Take the 2023-2024 period as an example. Year 5784 was a leap year. It had 385 days. This long year meant that Passover felt "late" to many, falling in late April. Conversely, a year like 5785 is a regular year of 355 days. This constant expansion and contraction is why Hanukkah sometimes overlaps with Thanksgiving ("Thanksgivukkah") and other times ends before Christmas even starts.

Hillel II’s calculated calendar was a survival tool. Before it, the Sanhedrin in Jerusalem declared the new month based on physical sightings of the moon's crescent. They’d light signal fires on mountaintops to spread the word. When the Roman Empire made that impossible, the fixed mathematical system took over. It’s an ancient algorithm that still works perfectly without a single software update.

Actionable Insights for Tracking the Hebrew Year

Understanding the Jewish calendar isn't just for scholars; it helps you plan your life and understand the rhythm of Jewish time.

  • Check the "Pregnant" status: Before planning any major events, check if the current Hebrew year is a leap year.
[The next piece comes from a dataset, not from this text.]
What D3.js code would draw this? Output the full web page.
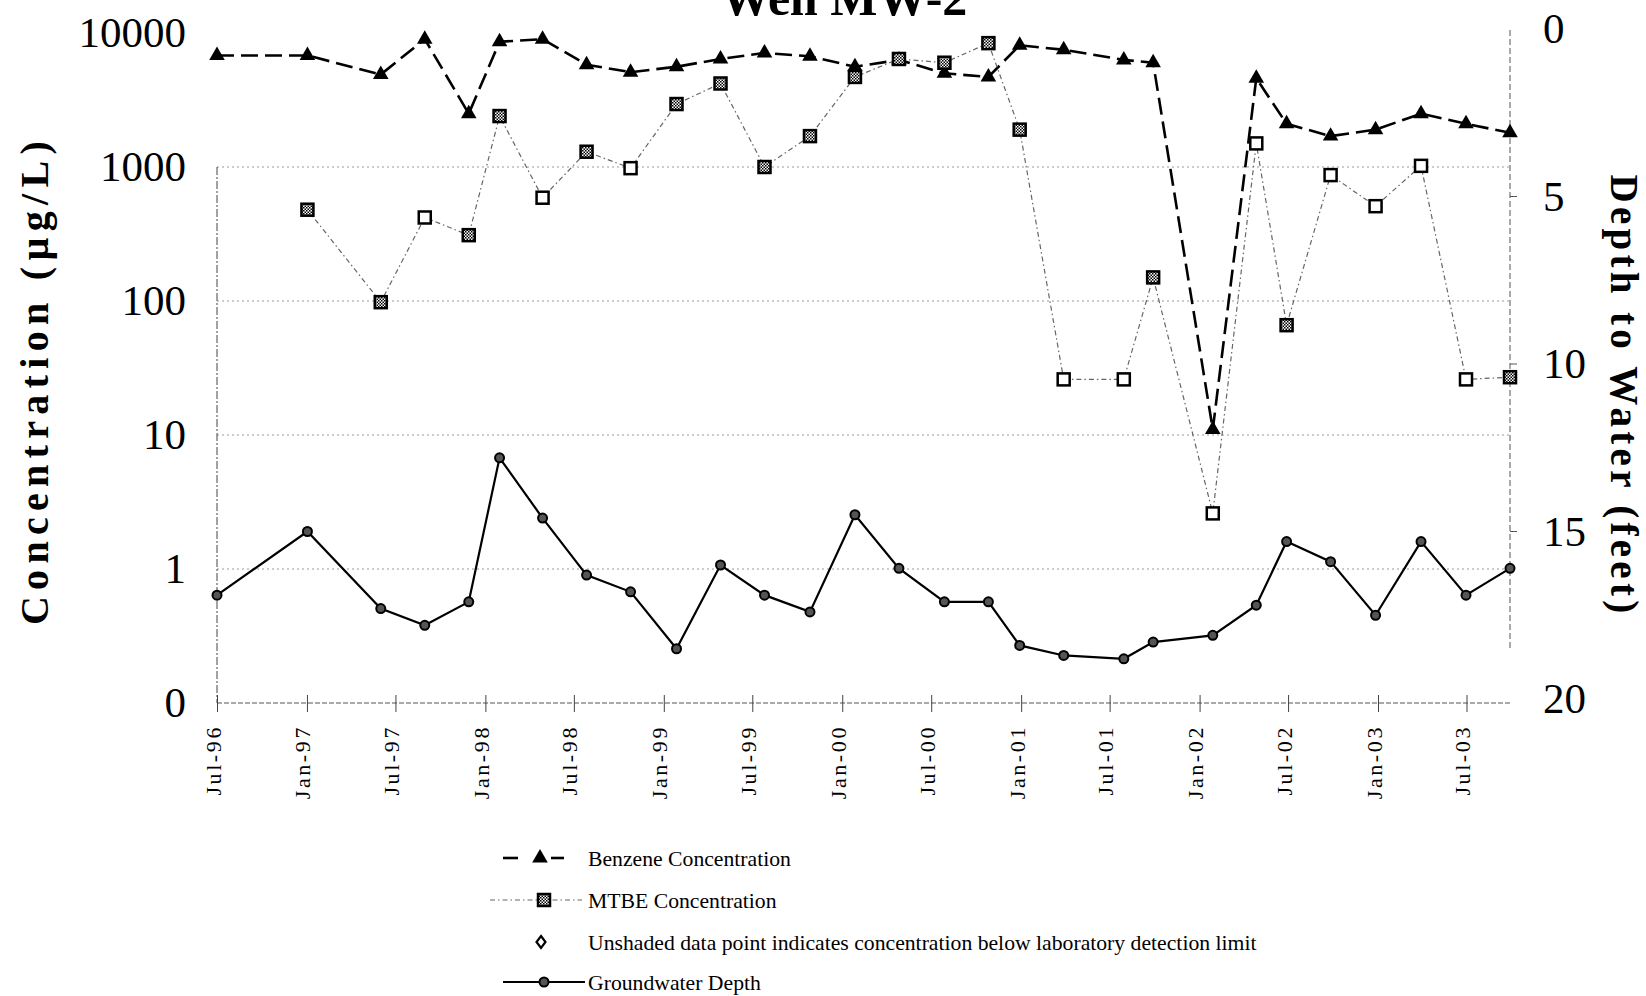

This will tell you immediately if you’re looking at a 12 or 13-month cycle.
  • Watch Cheshvan and Kislev: If you want to know the exact day count, look at these two months. They are the "swing" months. If both have 30 days, you're in a "complete" year.
  • The 19-Year Rule: If you want to know when your Hebrew and English birthdays will align perfectly again, it’s every 19 years. Because of the Metonic cycle, the sun and moon sync back up at that interval.
  • Use a Luni-Solar Converter: Don't try to do the math by hand unless you're a glutton for punishment. Use tools like Hebcal or Chabad’s calendar converter to verify dates for specific years.
  • Observe the "Double Adar": In leap years, remember that Purim is celebrated in Adar II. Adar I is considered a sort of "pre-joy" month, but the legal obligations of the holiday fall in the second Adar.

The Jewish year is a living thing. It breathes. It grows by a month and then shrinks back down, all to ensure that the "Spring Festival" actually happens when the flowers are blooming. It's a testament to a culture that refused to let the moon and sun drift apart, creating a bridge between the celestial bodies that we still cross every single year.